In a statement later Friday Trump said those who do not work with him to amend the deal are effectively siding with Iran.
“I hereby call on key European countries to join with the United States in fixing significant flaws in the deal, countering Iranian aggression, and supporting the Iranian people,” he said. “If other nations fail to act during this time, I will terminate our deal with Iran. Those who, for whatever reason, choose not to work with us will be siding with the Iranian regime’s nuclear ambitions, and against the people of Iran and the peaceful nations of the world.”
The officials notably did not say that Trump expected the other two nations party to the deal — Russia and China — to join in the revision of the deal. The three European nations that are party to the deal, France, Germany and Britain, have said that they do not want to reopen the deal unless all parties are agreed. Russia and China are adamantly opposed to renegotiating the deal, as is Iran.
Trump first called on the European nations to reopen the deal to modifications in October; there has been no sign that any party to the deal outside Trump is willing to do so. The Europeans have said they are willing to consider enhancing sanctions outside the nuclear deal, for instance targeting Iran’s missile program and human rights abuses.
Trump, the same day he waived the nuclear sanctions, imposed new sanctions on Iran for its human rights abuses and its military adventurism.
Most prominent among the 14 individuals and entities named in the new sanctions was Sadegh Amoli Larijani, who heads Iran’s judiciary and who is brother to the speaker of the Iranian parliament. Other sanctions target suppliers of Iran’s military and Iran’s cybersecurity sector, which the administration officials said plays a central role in censorship in Iran.
Notably absent from the entities was Iran’s Central Bank. The nuclear deal removed a number of sanctions on the Central Bank, and there had been reports that Trump would impose new sanctions, albeit not for reasons related to Iran’s nuclear development. Had he sanctioned the bank, there was speculation that Iran would view the deal as effectively abrogated.
Under U.S. law, U.S. businesses may not deal with Iran. The sanctions, when they are in place, target third parties overseas that deal with Iran and have the effect — because of the reach of the U.S. dollar — of severely inhibiting trade with Iran.

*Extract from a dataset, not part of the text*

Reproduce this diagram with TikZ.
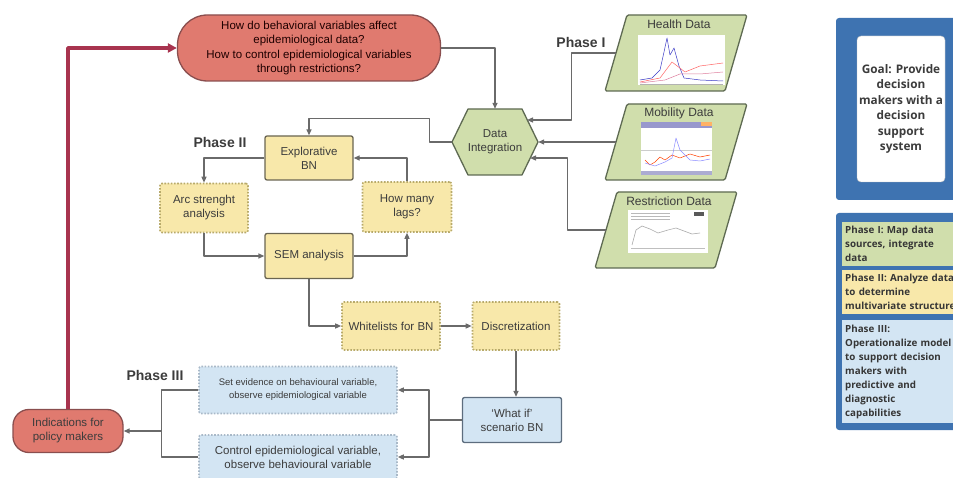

Trump also wants Congress to impose new strictures on dealing with Iran, including a law that would explicitly tie Iran’s missile programs to its nuclear program. Trump has said that the nuclear deal, which he called the “worst deal in history,” was flawed in part because it did not address missile development.
Congress has so far shown little interest in using legislation to undercut or change the current Iran nuclear deal.